**GOAL OF THE EXERCISE:** Return the lines below exactly, from the first line to the line that contains "const px = v => (v - plotL) / plotW;". Leave out pictures.

**COLLECTED MATERIAL:**
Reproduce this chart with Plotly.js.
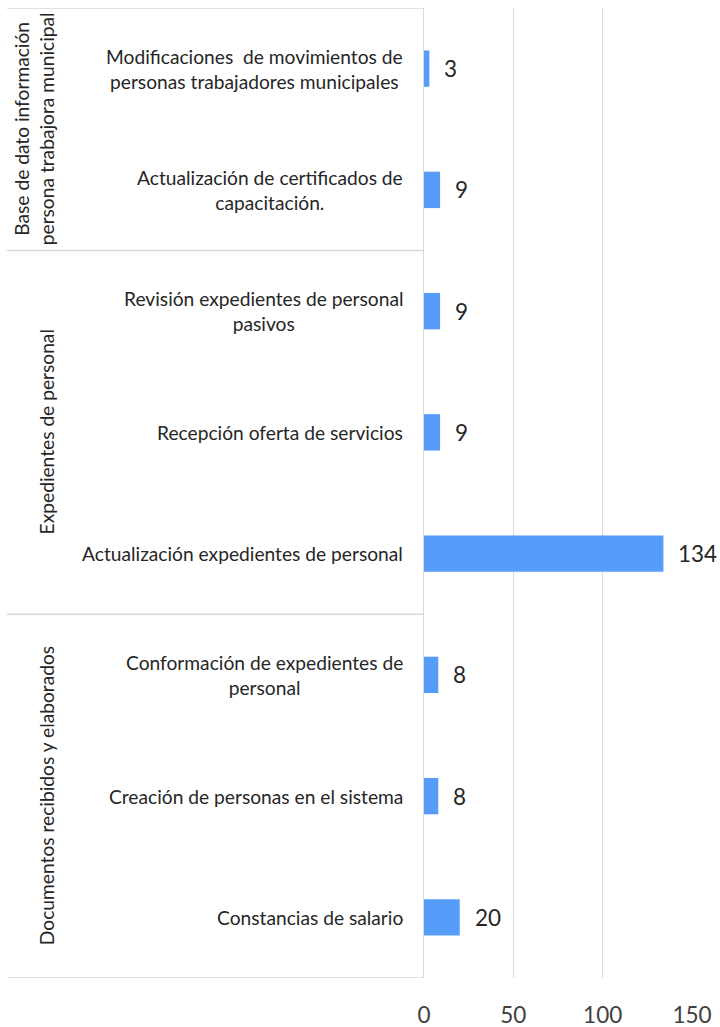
<!DOCTYPE html>
<html>
<head>
<meta charset="utf-8">
<script src="https://cdn.plot.ly/plotly-3.0.1.min.js"></script>
<style>
  html, body { margin: 0; padding: 0; background: #fff; }
  #chart { width: 720px; height: 1027px; }
</style>
</head>
<body>
<div id="chart"></div>
<script>
// actividades (de arriba hacia abajo)
const categorias = [
    'Modificaciones  de movimientos de<br>personas trabajadores municipales',
    'Actualización de certificados de<br>capacitación.',
    'Revisión expedientes de personal<br>pasivos',
    'Recepción oferta de servicios',
    'Actualización expedientes de personal',
    'Conformación de expedientes de<br>personal',
    'Creación de personas en el sistema',
    'Constancias de salario'
];
const valores = [3, 9, 9, 9, 134, 8, 8, 20];

// grupos: nombre, primer y último índice
const grupos = ['Base de dato información<br>persona trabajora municipal', 'Expedientes de personal', 'Documentos recibidos y elaborados'];
const grupoInicio = [0, 2, 5];
const grupoFin = [1, 4, 7];

const ejeTicks = [0, 50, 100, 150];

const fuente = 'Lato, "Open Sans", sans-serif';
const idx = categorias.map((c, i) => i);

const trace = {
    type: 'bar',
    orientation: 'h',
    x: valores,
    y: idx,
    width: 0.3,
    marker: { color: '#589CFA' },
    hoverinfo: 'x'
};

// px -> paper (plot area 424..692)
const plotL = 424, plotW = 268;
const px = v => (v - plotL) / plotW;

const annotations = [];
categorias.forEach((c, i) => {
    annotations.push({
        xref: 'paper', yref: 'y', x: 0, y: i,
        text: c, showarrow: false, xanchor: 'right', yanchor: 'middle',
        align: 'center', xshift: -19,
        font: { family: fuente, size: 19.2, color: '#262626' }
    });
    annotations.push({
        xref: 'x', yref: 'y', x: valores[i], y: i,
        text: String(valores[i]), showarrow: false, xanchor: 'left', yanchor: 'middle',
        xshift: 13,
        font: { family: fuente, size: 22.5, color: '#262626' }
    });
});

const grupoX = [34, 46, 46];
grupos.forEach((g, k) => {
    annotations.push({
        xref: 'paper', yref: 'y', x: px(grupoX[k]), y: (grupoInicio[k] + grupoFin[k]) / 2,
        text: g, showarrow: false, textangle: -90, align: 'center',
        xanchor: 'center', yanchor: 'middle',
        font: { family: fuente, size: 19.2, color: '#262626' }
    });
});

// líneas separadoras de grupos
const shapes = [];
const limites = [-0.5].concat(grupoFin.map(f => f + 0.5));
limites.forEach(b => {
    shapes.push({
        type: 'line', xref: 'paper', yref: 'y',
        x0: px(7), x1: 0, y0: b, y1: b,
        line: { color: '#D9D9D9', width: 1.5 }
    });
});

const layout = {
    width: 720,
    height: 1027,
    margin: { l: plotL, r: 720 - plotL - plotW, t: 8, b: 49 },
    paper_bgcolor: '#ffffff',
    plot_bgcolor: '#ffffff',
    showlegend: false,
    xaxis: {
        range: [0, 150],
        tickvals: ejeTicks,
        showgrid: true,
        gridcolor: '#D9D9D9',
        gridwidth: 1.5,
        zeroline: false,
        showline: false,
        ticks: '',
        ticklabelstandoff: 21,
        tickfont: { family: fuente, size: 22.5, color: '#404040' },
        fixedrange: true
    },
    yaxis: {
        range: [7.5, -0.5],
        showticklabels: false,
        showgrid: false,
        zeroline: false,
        showline: true,
        linecolor: '#D9D9D9',
        linewidth: 1.5,
        ticks: '',
        fixedrange: true
    },
    annotations: annotations,
    shapes: shapes
};

Plotly.newPlot('chart', [trace], layout, { displayModeBar: false, staticPlot: true });
</script>
</body>
</html>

**RESULT FOR THIS EXERCISE:**
Reproduce this chart with Plotly.js.
<!DOCTYPE html>
<html>
<head>
<meta charset="utf-8">
<script src="https://cdn.plot.ly/plotly-3.0.1.min.js"></script>
<style>
  html, body { margin: 0; padding: 0; background: #fff; }
  #chart { width: 720px; height: 1027px; }
</style>
</head>
<body>
<div id="chart"></div>
<script>
// actividades (de arriba hacia abajo)
const categorias = [
    'Modificaciones  de movimientos de<br>personas trabajadores municipales',
    'Actualización de certificados de<br>capacitación.',
    'Revisión expedientes de personal<br>pasivos',
    'Recepción oferta de servicios',
    'Actualización expedientes de personal',
    'Conformación de expedientes de<br>personal',
    'Creación de personas en el sistema',
    'Constancias de salario'
];
const valores = [3, 9, 9, 9, 134, 8, 8, 20];

// grupos: nombre, primer y último índice
const grupos = ['Base de dato información<br>persona trabajora municipal', 'Expedientes de personal', 'Documentos recibidos y elaborados'];
const grupoInicio = [0, 2, 5];
const grupoFin = [1, 4, 7];

const ejeTicks = [0, 50, 100, 150];

const fuente = 'Lato, "Open Sans", sans-serif';
const idx = categorias.map((c, i) => i);

const trace = {
    type: 'bar',
    orientation: 'h',
    x: valores,
    y: idx,
    width: 0.3,
    marker: { color: '#589CFA' },
    hoverinfo: 'x'
};

// px -> paper (plot area 424..692)
const plotL = 424, plotW = 268;
const px = v => (v - plotL) / plotW;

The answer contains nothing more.